Description of the task:
The data below should be printed in full, exactly, and without any of its images.

+++++

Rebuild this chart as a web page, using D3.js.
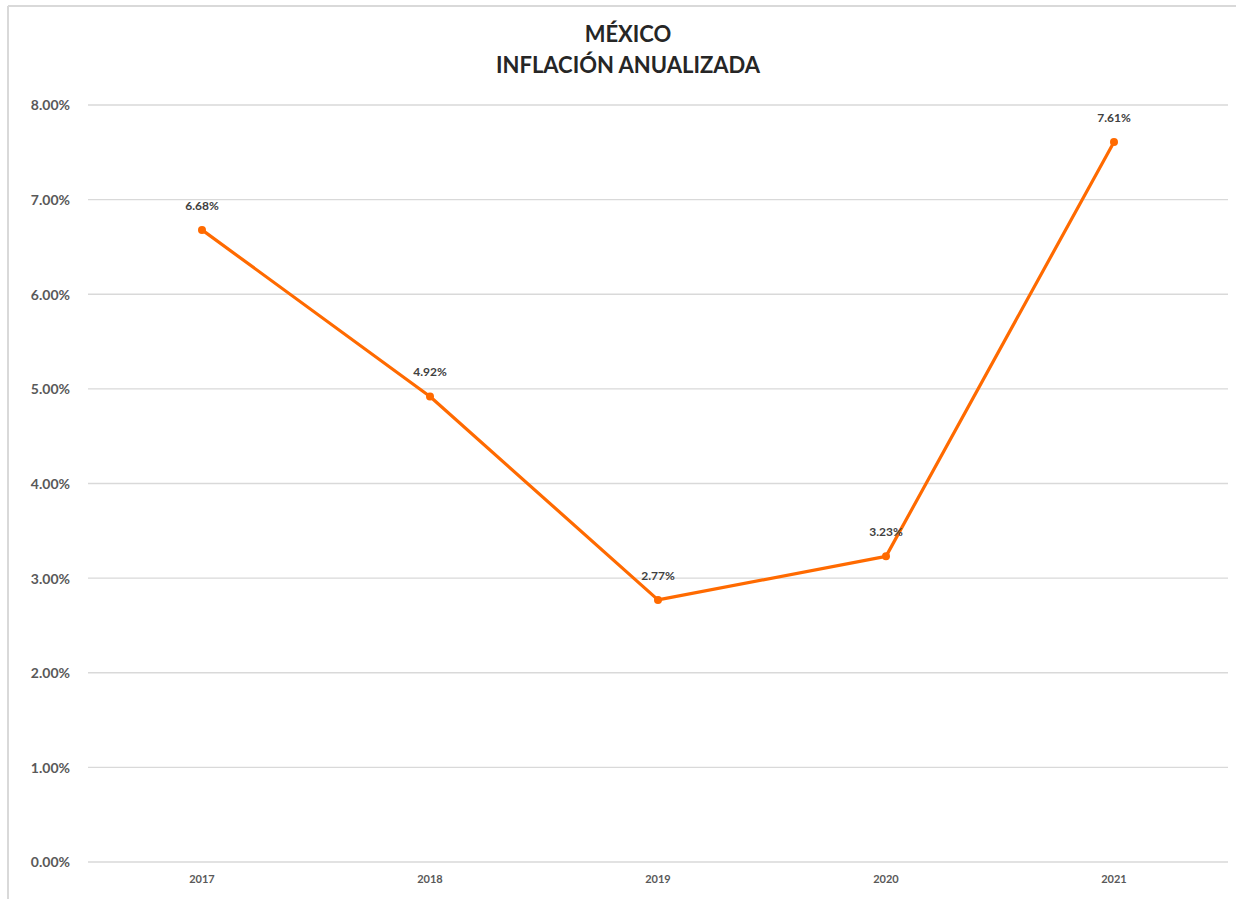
<!DOCTYPE html>
<html><head><meta charset="utf-8">
<script src="https://cdn.jsdelivr.net/npm/d3@7/dist/d3.min.js"></script>
<style>body{margin:0;background:#fff;}svg{display:block;}</style>
</head><body>
<svg id="c" width="1236" height="899"></svg>
<script>
const years = ["2017","2018","2019","2020","2021"];
const inflation = [6.68, 4.92, 2.77, 3.23, 7.61];
const yTicks = [0,1,2,3,4,5,6,7,8];
const titleLines = ["MÉXICO","INFLACIÓN ANUALIZADA"];

const svg = d3.select("#c");
const font = "Lato, 'Open Sans', sans-serif";
// border
svg.append("line").attr("x1",8).attr("x2",1236).attr("y1",6).attr("y2",6).attr("stroke","#d9d9d9").attr("stroke-width",2);
svg.append("line").attr("x1",8).attr("x2",8).attr("y1",6).attr("y2",899).attr("stroke","#d9d9d9").attr("stroke-width",2);

const x = d3.scaleBand().domain(years).range([88,1228]);
const y = d3.scaleLinear().domain([0,8]).range([862,105]);

svg.append("g").selectAll("line").data(yTicks).join("line")
  .attr("x1",88).attr("x2",1228).attr("y1",d=>y(d)).attr("y2",d=>y(d))
  .attr("stroke","#d9d9d9").attr("stroke-width",1.3);

const ya = svg.append("g").attr("transform","translate(70,0)")
  .call(d3.axisLeft(y).tickValues(yTicks).tickSize(0).tickFormat(d=>d.toFixed(2)+"%"));
ya.select(".domain").remove();
ya.selectAll("text").attr("font-family",font).attr("font-weight","bold").attr("font-size",14).attr("fill","#595959").attr("dy","0.35em").attr("x",0);

const xa = svg.append("g").attr("transform","translate(0,870)")
  .call(d3.axisBottom(x).tickSize(0));
xa.select(".domain").remove();
xa.selectAll("text").attr("font-family",font).attr("font-weight","bold").attr("font-size",11).attr("fill","#595959").attr("dy","0.9em");

const cx = d=>x(d)+x.bandwidth()/2;
const pts = years.map((yr,i)=>[cx(yr), y(inflation[i])]);
svg.append("path").attr("d", d3.line()(pts)).attr("fill","none").attr("stroke","#ff6a00").attr("stroke-width",3.2).attr("stroke-linejoin","round");
svg.append("g").selectAll("path").data(pts).join("path")
  .attr("d", d3.symbol(d3.symbolCircle, 50)())
  .attr("transform", d=>`translate(${d[0]},${d[1]})`).attr("fill","#ff6a00");
svg.append("g").selectAll("text").data(years).join("text")
  .attr("x",d=>cx(d)).attr("y",(d,i)=>y(inflation[i])-20)
  .attr("text-anchor","middle").attr("font-family",font).attr("font-weight","bold").attr("font-size",12).attr("fill","#404040")
  .text((d,i)=>inflation[i].toFixed(2)+"%");

svg.append("g").selectAll("text").data(titleLines).join("text")
  .attr("x",628).attr("y",(d,i)=>42+i*31).attr("text-anchor","middle")
  .attr("font-family",font).attr("font-weight","bold").attr("font-size",22).attr("fill","#262626")
  .text(d=>d);
</script>
</body></html>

+++++

Exercise solution:
Rebuild this chart as a web page, using D3.js.
<!DOCTYPE html>
<html><head><meta charset="utf-8">
<script src="https://cdn.jsdelivr.net/npm/d3@7/dist/d3.min.js"></script>
<style>body{margin:0;background:#fff;}svg{display:block;}</style>
</head><body>
<svg id="c" width="1236" height="899"></svg>
<script>
const years = ["2017","2018","2019","2020","2021"];
const inflation = [6.68, 4.92, 2.77, 3.23, 7.61];
const yTicks = [0,1,2,3,4,5,6,7,8];
const titleLines = ["MÉXICO","INFLACIÓN ANUALIZADA"];

const svg = d3.select("#c");
const font = "Lato, 'Open Sans', sans-serif";
// border
svg.append("line").attr("x1",8).attr("x2",1236).attr("y1",6).attr("y2",6).attr("stroke","#d9d9d9").attr("stroke-width",2);
svg.append("line").attr("x1",8).attr("x2",8).attr("y1",6).attr("y2",899).attr("stroke","#d9d9d9").attr("stroke-width",2);

const x = d3.scaleBand().domain(years).range([88,1228]);
const y = d3.scaleLinear().domain([0,8]).range([862,105]);

svg.append("g").selectAll("line").data(yTicks).join("line")
  .attr("x1",88).attr("x2",1228).attr("y1",d=>y(d)).attr("y2",d=>y(d))
  .attr("stroke","#d9d9d9").attr("stroke-width",1.3);

const ya = svg.append("g").attr("transform","translate(70,0)")
  .call(d3.axisLeft(y).tickValues(yTicks).tickSize(0).tickFormat(d=>d.toFixed(2)+"%"));
ya.select(".domain").remove();
ya.selectAll("text").attr("font-family",font).attr("font-weight","bold").attr("font-size",14).attr("fill","#595959").attr("dy","0.35em").attr("x",0);

const xa = svg.append("g").attr("transform","translate(0,870)")
  .call(d3.axisBottom(x).tickSize(0));
xa.select(".domain").remove();
xa.selectAll("text").attr("font-family",font).attr("font-weight","bold").attr("font-size",11).attr("fill","#595959").attr("dy","0.9em");

const cx = d=>x(d)+x.bandwidth()/2;
const pts = years.map((yr,i)=>[cx(yr), y(inflation[i])]);
svg.append("path").attr("d", d3.line()(pts)).attr("fill","none").attr("stroke","#ff6a00").attr("stroke-width",3.2).attr("stroke-linejoin","round");
svg.append("g").selectAll("path").data(pts).join("path")
  .attr("d", d3.symbol(d3.symbolCircle, 50)())
  .attr("transform", d=>`translate(${d[0]},${d[1]})`).attr("fill","#ff6a00");
svg.append("g").selectAll("text").data(years).join("text")
  .attr("x",d=>cx(d)).attr("y",(d,i)=>y(inflation[i])-20)
  .attr("text-anchor","middle").attr("font-family",font).attr("font-weight","bold").attr("font-size",12).attr("fill","#404040")
  .text((d,i)=>inflation[i].toFixed(2)+"%");

svg.append("g").selectAll("text").data(titleLines).join("text")
  .attr("x",628).attr("y",(d,i)=>42+i*31).attr("text-anchor","middle")
  .attr("font-family",font).attr("font-weight","bold").attr("font-size",22).attr("fill","#262626")
  .text(d=>d);
</script>
</body></html>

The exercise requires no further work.